[Start of Data section]

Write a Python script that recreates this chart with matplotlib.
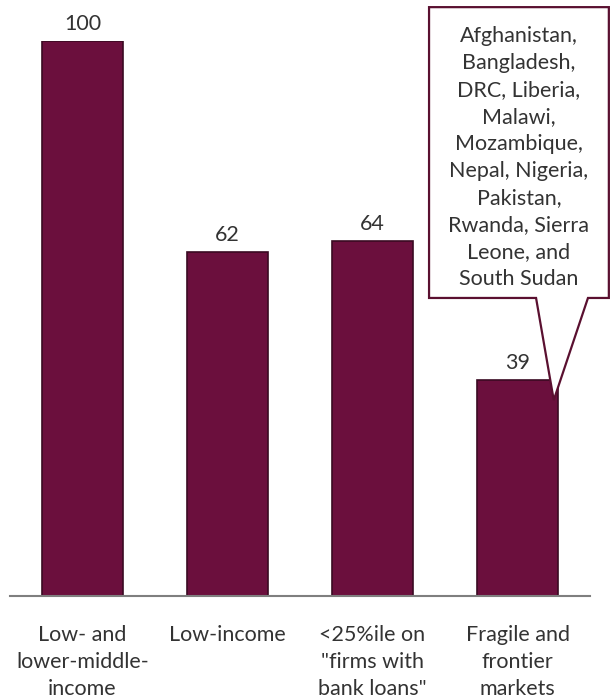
import numpy as np
import matplotlib
matplotlib.use("Agg")
import matplotlib.pyplot as plt
from matplotlib.patches import Polygon

# data
categories = ["Low- and\nlower-middle-\nincome", "Low-income",
              "<25%ile on\n\"firms with\nbank loans\"", "Fragile and\nfrontier\nmarkets"]
values = [100, 62, 64, 39]
callout_text = ("Afghanistan,\nBangladesh,\nDRC, Liberia,\nMalawi,\nMozambique,\n"
                "Nepal, Nigeria,\nPakistan,\nRwanda, Sierra\nLeone, and\nSouth Sudan")

plt.rcParams['font.family'] = ['Lato', 'DejaVu Sans']
txt_col = '#333333'
bar_col = '#6b0f3d'
edge_col = '#3a0a22'
fs = 15.5

fig = plt.figure(figsize=(6.11, 7.0), dpi=100)
ax = fig.add_axes([10/611, 104/700, 580/611, 555/700])

x = np.arange(len(values))
ax.bar(x, values, width=0.565, color=bar_col, edgecolor=edge_col, linewidth=1.2, zorder=2)
ax.set_xlim(-0.5, 3.5)
ax.set_ylim(0, 100)

for xi, v in zip(x, values):
    ax.text(xi, v + 1.2, str(v), ha='center', va='bottom', fontsize=fs, color=txt_col)

for xi, c in zip(x, categories):
    ax.text(xi, -5.3, c, ha='center', va='top', fontsize=fs, color=txt_col,
            linespacing=1.42)

for s in ['top', 'right', 'left']:
    ax.spines[s].set_visible(False)
ax.spines['bottom'].set_color('#7f7f7f')
ax.spines['bottom'].set_linewidth(1.5)
ax.set_xticks([])
ax.set_yticks([])

# callout for the fragile markets bar
x0, x1 = 2.39, 3.63
y0, y1 = 53.7, 106.1
tip = (3.25, values[3] - 3.7)
pts = [(x0, y1), (x1, y1), (x1, y0), (3.486, y0), tip, (3.128, y0), (x0, y0)]
poly = Polygon(pts, closed=True, facecolor='white', edgecolor='#5a1030',
               linewidth=1.6, clip_on=False, zorder=3)
ax.add_patch(poly)
ax.text((x0 + x1) / 2, 79.0, callout_text, ha='center', va='center',
        fontsize=fs, color=txt_col, linespacing=1.44, zorder=4, clip_on=False)

fig.savefig("out.png", dpi=100)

[End of Data section]

Do not include the images; transcribe the rest of the listing exactly.

Write a Python script that recreates this chart with matplotlib.
import numpy as np
import matplotlib
matplotlib.use("Agg")
import matplotlib.pyplot as plt
from matplotlib.patches import Polygon

# data
categories = ["Low- and\nlower-middle-\nincome", "Low-income",
              "<25%ile on\n\"firms with\nbank loans\"", "Fragile and\nfrontier\nmarkets"]
values = [100, 62, 64, 39]
callout_text = ("Afghanistan,\nBangladesh,\nDRC, Liberia,\nMalawi,\nMozambique,\n"
                "Nepal, Nigeria,\nPakistan,\nRwanda, Sierra\nLeone, and\nSouth Sudan")

plt.rcParams['font.family'] = ['Lato', 'DejaVu Sans']
txt_col = '#333333'
bar_col = '#6b0f3d'
edge_col = '#3a0a22'
fs = 15.5

fig = plt.figure(figsize=(6.11, 7.0), dpi=100)
ax = fig.add_axes([10/611, 104/700, 580/611, 555/700])

x = np.arange(len(values))
ax.bar(x, values, width=0.565, color=bar_col, edgecolor=edge_col, linewidth=1.2, zorder=2)
ax.set_xlim(-0.5, 3.5)
ax.set_ylim(0, 100)

for xi, v in zip(x, values):
    ax.text(xi, v + 1.2, str(v), ha='center', va='bottom', fontsize=fs, color=txt_col)

for xi, c in zip(x, categories):
    ax.text(xi, -5.3, c, ha='center', va='top', fontsize=fs, color=txt_col,
            linespacing=1.42)

for s in ['top', 'right', 'left']:
    ax.spines[s].set_visible(False)
ax.spines['bottom'].set_color('#7f7f7f')
ax.spines['bottom'].set_linewidth(1.5)
ax.set_xticks([])
ax.set_yticks([])

# callout for the fragile markets bar
x0, x1 = 2.39, 3.63
y0, y1 = 53.7, 106.1
tip = (3.25, values[3] - 3.7)
pts = [(x0, y1), (x1, y1), (x1, y0), (3.486, y0), tip, (3.128, y0), (x0, y0)]
poly = Polygon(pts, closed=True, facecolor='white', edgecolor='#5a1030',
               linewidth=1.6, clip_on=False, zorder=3)
ax.add_patch(poly)
ax.text((x0 + x1) / 2, 79.0, callout_text, ha='center', va='center',
        fontsize=fs, color=txt_col, linespacing=1.44, zorder=4, clip_on=False)

fig.savefig("out.png", dpi=100)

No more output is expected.